Soon, Hoyle was pushed into working for another man, also in Oakland. In his house, she was forced to provide sex work and help tend to his illegal indoor cannabis farm.

If she’d been caught at that time, she might’ve been charged with drug crimes, even though her labor was coerced.

“I was providing work as a form of forced criminality,” Hoyle said.

“It took me several years to realize that, but that’s what it was.”

Though Hoyle said her trafficker routinely threatened her life, and carried a gun that he said he’d use to carry out his threat, she escaped, at age 17, in a fairly simple way. She took the regional metro across the bay to downtown San Francisco.

She said that ride, about 40 minutes, was a mix of exhilaration and abject terror.

“I remember feeling I was about to be free, finally. But I also remember thinking he was going to catch me, and kill me,” Hoyle said.

In the years since her escape, Hoyle said, she’s earned a high school GED, an undergraduate degree from Sonoma State University and a master’s degree from the University of California.

Hoyle also learned that her second trafficker was convicted of murder in Washington. He shot a former domestic partner 14 times as the woman was on the phone, to police, saying she was in fear for her life, Hoyle said.

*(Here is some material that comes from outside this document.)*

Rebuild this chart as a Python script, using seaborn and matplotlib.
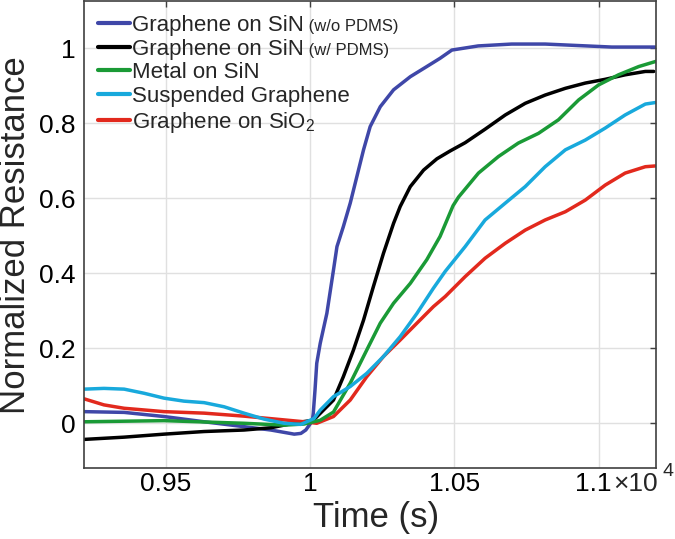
import numpy as np
import pandas as pd
import matplotlib
matplotlib.use("Agg")
import matplotlib.pyplot as plt
import matplotlib.transforms as mtransforms
import seaborn as sns

# series, in legend order
names = ["Graphene on SiN (w/o PDMS)", "Graphene on SiN (w/ PDMS)", "Metal on SiN",
         "Suspended Graphene", "Graphene on SiO$_\\mathregular{2}$"]
colors = ["#3f47a8", "#000000", "#1a9a36", "#18a9dc", "#e2291d"]

# time (s) / normalized resistance
blue_t = [9218, 9356, 9494, 9633, 9771, 9864, 9945, 9968, 9985, 10000, 10008, 10011, 10017,
          10023, 10035, 10058, 10081, 10093, 10115, 10139, 10162, 10185, 10208, 10243, 10289,
          10347, 10404, 10450, 10491, 10582, 10698, 10814, 10929, 11045, 11195]
blue_r = [0.031, 0.029, 0.018, 0.004, -0.009, -0.018, -0.029, -0.027, -0.018, -0.002, 0.009,
          0.027, 0.089, 0.160, 0.213, 0.293, 0.409, 0.471, 0.524, 0.587, 0.658, 0.729, 0.791,
          0.844, 0.889, 0.924, 0.951, 0.973, 0.995, 1.006, 1.011, 1.011, 1.007, 1.003, 1.003]

black_t = [9218, 9356, 9494, 9633, 9771, 9864, 9955, 10011, 10081, 10115, 10150, 10185, 10219,
           10254, 10289, 10312, 10347, 10393, 10439, 10485, 10537, 10606, 10676, 10745, 10814,
           10884, 10953, 11022, 11091, 11161, 11190]
black_r = [-0.043, -0.037, -0.029, -0.022, -0.018, -0.012, 0.002, 0.008, 0.062, 0.124, 0.195,
           0.275, 0.364, 0.453, 0.533, 0.578, 0.631, 0.675, 0.705, 0.726, 0.748, 0.784, 0.822,
           0.853, 0.875, 0.893, 0.907, 0.917, 0.929, 0.938, 0.938]

green_t = [9218, 9494, 9771, 9910, 9979, 10035, 10081, 10139, 10196, 10243, 10289, 10347,
           10404, 10450, 10495, 10514, 10583, 10652, 10721, 10791, 10860, 10930, 10999, 11068,
           11138, 11207]
green_r = [0.004, 0.007, 0.0, -0.005, -0.002, 0.008, 0.030, 0.107, 0.195, 0.267, 0.320, 0.373,
           0.436, 0.498, 0.580, 0.603, 0.667, 0.711, 0.747, 0.773, 0.809, 0.862, 0.902, 0.929,
           0.951, 0.967]

cyan_t = [9218, 9286, 9356, 9425, 9494, 9563, 9633, 9702, 9771, 9841, 9910, 9968, 10014,
          10035, 10081, 10139, 10196, 10254, 10312, 10370, 10427, 10468, 10537, 10606, 10676,
          10745, 10814, 10884, 10953, 11022, 11091, 11161, 11195]
cyan_r = [0.091, 0.093, 0.091, 0.080, 0.067, 0.059, 0.055, 0.044, 0.027, 0.011, 0.0, -0.003,
          0.013, 0.035, 0.071, 0.098, 0.133, 0.178, 0.231, 0.293, 0.360, 0.405, 0.471, 0.542,
          0.587, 0.631, 0.684, 0.729, 0.755, 0.787, 0.822, 0.851, 0.855]

red_t = [9218, 9286, 9356, 9494, 9633, 9771, 9910, 9979, 10023, 10081, 10139, 10196, 10254,
         10312, 10370, 10427, 10468, 10537, 10606, 10676, 10745, 10814, 10884, 10953, 11022,
         11091, 11161, 11195]
red_r = [0.065, 0.049, 0.040, 0.031, 0.027, 0.019, 0.009, 0.004, 0.0, 0.018, 0.062, 0.124,
         0.178, 0.222, 0.267, 0.311, 0.338, 0.391, 0.440, 0.480, 0.515, 0.542, 0.564, 0.595,
         0.635, 0.667, 0.684, 0.686]

x_ticks = [9500, 10000, 10500, 11000]
x_ticklabels = ["0.95", "1", "1.05", "1.1"]
y_ticks = [0, 0.2, 0.4, 0.6, 0.8, 1]
y_ticklabels = ["0", "0.2", "0.4", "0.6", "0.8", "1"]

frames = []
for name, t, r in zip(names, [blue_t, black_t, green_t, cyan_t, red_t],
                      [blue_r, black_r, green_r, cyan_r, red_r]):
    frames.append(pd.DataFrame({"Time": t, "R": r, "Sample": name}))
df = pd.concat(frames, ignore_index=True)

sns.set_style("white")
plt.rcParams["font.family"] = ["Liberation Sans", "DejaVu Sans"]
plt.rcParams["mathtext.fontset"] = "custom"
plt.rcParams["mathtext.rm"] = "Liberation Sans"
plt.rcParams["mathtext.it"] = "Liberation Sans"

fig = plt.figure(figsize=(6.75, 5.39), dpi=100)
ax = fig.add_axes([0.1249, 0.1312, 0.847, 0.8664])

# drawing order: cyan on top
draw_order = [names[0], names[1], names[4], names[2], names[3]]
palette = dict(zip(names, colors))
sns.lineplot(data=df, x="Time", y="R", hue="Sample", hue_order=draw_order, palette=palette,
             estimator=None, sort=True, linewidth=2.5, ax=ax)
for ln in ax.lines:
    ln.set_solid_joinstyle("round")
    ln.set_solid_capstyle("round")

ax.set_xlim(9218, 11198)
ax.set_ylim(-0.12, 1.125)
ax.set_xticks(x_ticks)
ax.set_xticklabels(x_ticklabels)
ax.set_yticks(y_ticks)
ax.set_yticklabels(y_ticklabels)
ax.grid(True, color="#e0e0e0", linewidth=1.0)
ax.set_axisbelow(True)
for sp in ax.spines.values():
    sp.set_color("#404040")
    sp.set_linewidth(1.2)
    sp.set_visible(True)
ax.tick_params(direction="in", length=4, width=1.0, color="#404040", top=True, right=True,
               labelsize=19, labelcolor="black")
ax.tick_params(axis="x", pad=3)
ax.tick_params(axis="y", pad=6)

ax.set_xlabel("Time (s)", fontsize=25)
ax.set_ylabel("Normalized Resistance", fontsize=25)
ax.xaxis.set_label_coords(0.511, -0.069)
ax.yaxis.set_label_coords(-0.092, 0.5)

# shift last tick label a little left, like the original, and add x10^4
last = ax.xaxis.get_major_ticks()[-1].label1
last.set_transform(last.get_transform() +
                   mtransforms.ScaledTranslation(-6 / 100, 0, fig.dpi_scale_trans))
trans = mtransforms.blended_transform_factory(ax.transData, ax.transAxes)
ax.annotate("\u00d710", xy=(11000, 0), xycoords=trans, xytext=(10, -3),
            textcoords="offset points", ha="left", va="top", fontsize=19)
ax.annotate("4", xy=(11000, 0), xycoords=trans, xytext=(46, 3.5),
            textcoords="offset points", ha="left", va="top", fontsize=14)

# legend in original order
old = ax.get_legend()
handles = dict(zip([t.get_text() for t in old.get_texts()], old.legend_handles))
old.remove()
short = ["Graphene on SiN", "Graphene on SiN", names[2], names[3], names[4]]
leg = ax.legend([handles[n] for n in names], short, loc="upper left",
                bbox_to_anchor=(0.024, 0.971), frameon=False, fontsize=16,
                handlelength=1.45, handletextpad=0.1, labelspacing=0.12,
                borderpad=0, borderaxespad=0)
for h in leg.legend_handles:
    h.set_linewidth(3)

# smaller "(w/o PDMS)" parts after the first two legend entries
fig.canvas.draw()
inv = ax.transAxes.inverted()
for txt, extra in zip(leg.get_texts()[:2], [" (w/o PDMS)", " (w/ PDMS)"]):
    bb = txt.get_window_extent()
    x0, y0 = inv.transform((bb.x1, bb.y0))
    ax.text(x0, y0 + 0.004, extra, transform=ax.transAxes, ha="left", va="bottom",
            fontsize=12)

fig.savefig("out.png", dpi=100)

At the time of the shooting, the man was the subject of at least one restraining order related to domestic violence, and subject to warrants in California that were issued after Hoyle filed charges against him. He’s now serving a life sentence, though Hoyle remains wary of any future release.

“Throughout his trial, I was afraid he would get away, come to California, and kill me,” Hoyle said. “I really believed that.

“That feeling, that fear, doesn’t totally go away, ever.”

She sometimes explains all that in her current job. She’s a human trafficking consultant, helping counties and others set up programs to help trafficking victims.

“I’ve experienced all kinds of human trafficking,” Hoyle said.

“And I’d say they all offer enough pain.”